Economic rights tie in via Directive Principles, but fundamental rights ensure their base. Nehru's heavy industry focus created jobs but ignored small farmers, leading to inequalities that persist. Modi's demonetization and GST rollout hit the informal sector hard, where women dominate. Leaders claim enlightened decisions save the nation, but without constitutional checks—like parliamentary debate—they infringe on the right to livelihood under Article 21.

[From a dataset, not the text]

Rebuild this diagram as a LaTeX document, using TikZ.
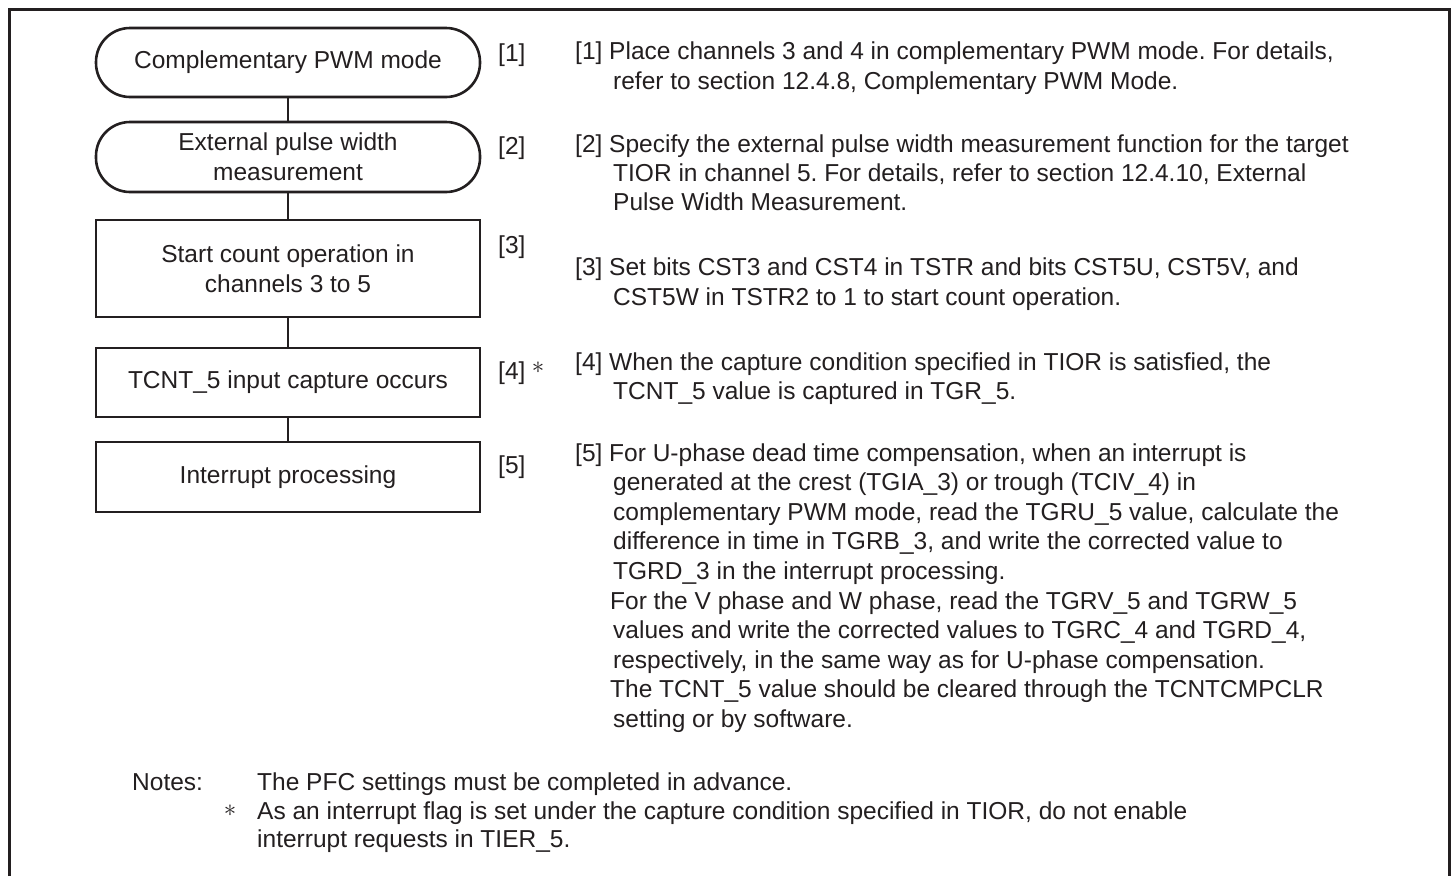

Minority rights under Articles 25-30 face the sharpest blow. Nehru's secularism was top-down, suppressing Hindu majoritarianism but alienating Muslims by not fully addressing partitions' scars. Modi's Hindutva enlightenment reverses this, marginalizing minorities through rhetoric. Lynchings over cow protection or CAA protests show how debates beyond constitutional bounds spill into violence. The constitution guarantees equality, yet patriarchal leaders fan identity fires for votes.

This pattern repeats because patriarchal enlightenment is addictive. It gives leaders god-like status. Nehru was "Panditji," the father figure. Modi is "Modiji," the chaiwala savior. Citizens internalize this, debating not policies but the man's aura. Women, in particular, suffer: they must navigate male-defined enlightenment. Leaders speak for them—Nehru on modernity, Modi on tradition—rarely letting their voices lead.

To end this, we need a cultural shift. Constitutionalism demands leaders as servants, not sages. Education must teach the constitution as living text, not Nehru-Modi footnotes. Schools should drill Articles 14-32, showing how they trump personal charisma. Media must refocus debates: instead of "Is Modi right on Ram Mandir?" ask "Does this align with Article 25's religious freedom?" Courts already play this role, striking down overreaches like Section 377's remnants or electoral bonds.

Civil society can push back. Women's groups have challenged patriarchal laws successfully—from Shah Bano to Sabarimala. Youth movements, like farmers' protests, bypassed leader worship to demand constitutional accountability. Voting patterns shift too: women in recent elections prioritized safety over savior narratives.

Imagine an India free of this. Debates stay constitutional: on federalism (Article 246), environment (Article 48A), or education (Article 21A). Leaders like Nehru or Modi become footnotes, judged by how they upheld rights, not enlightened us. Patriarchy fades as diverse voices—women, Dalits, tribals—shape policy. Fundamental rights flourish: equality means no gender pay gap, speech means no fear, liberty means privacy respected.

But challenges remain. Patriarchy is deep-rooted; ending its "enlightenment" guise takes vigilance. Political parties idolize strongmen for votes. Social media amplifies echo chambers. Yet the constitution arms us: writ petitions, RTI, elections. Citizens must wield them.

Patriarchal enlightenment from Nehru to Modi is a relic. It mocks constitutionalism by personalizing power, wastes energy on extraneous debates, and betrays fundamental rights. Nehru built dams but dams of inequality too. Modi builds statues but statues to ego. End it by centering the constitution. Let its guarantees guide us, not any man's light. India deserves leaders who serve the document, not stars who outshine it. True progress lies there—in equality, rights, and bounded debate. The time to dismantle this is now.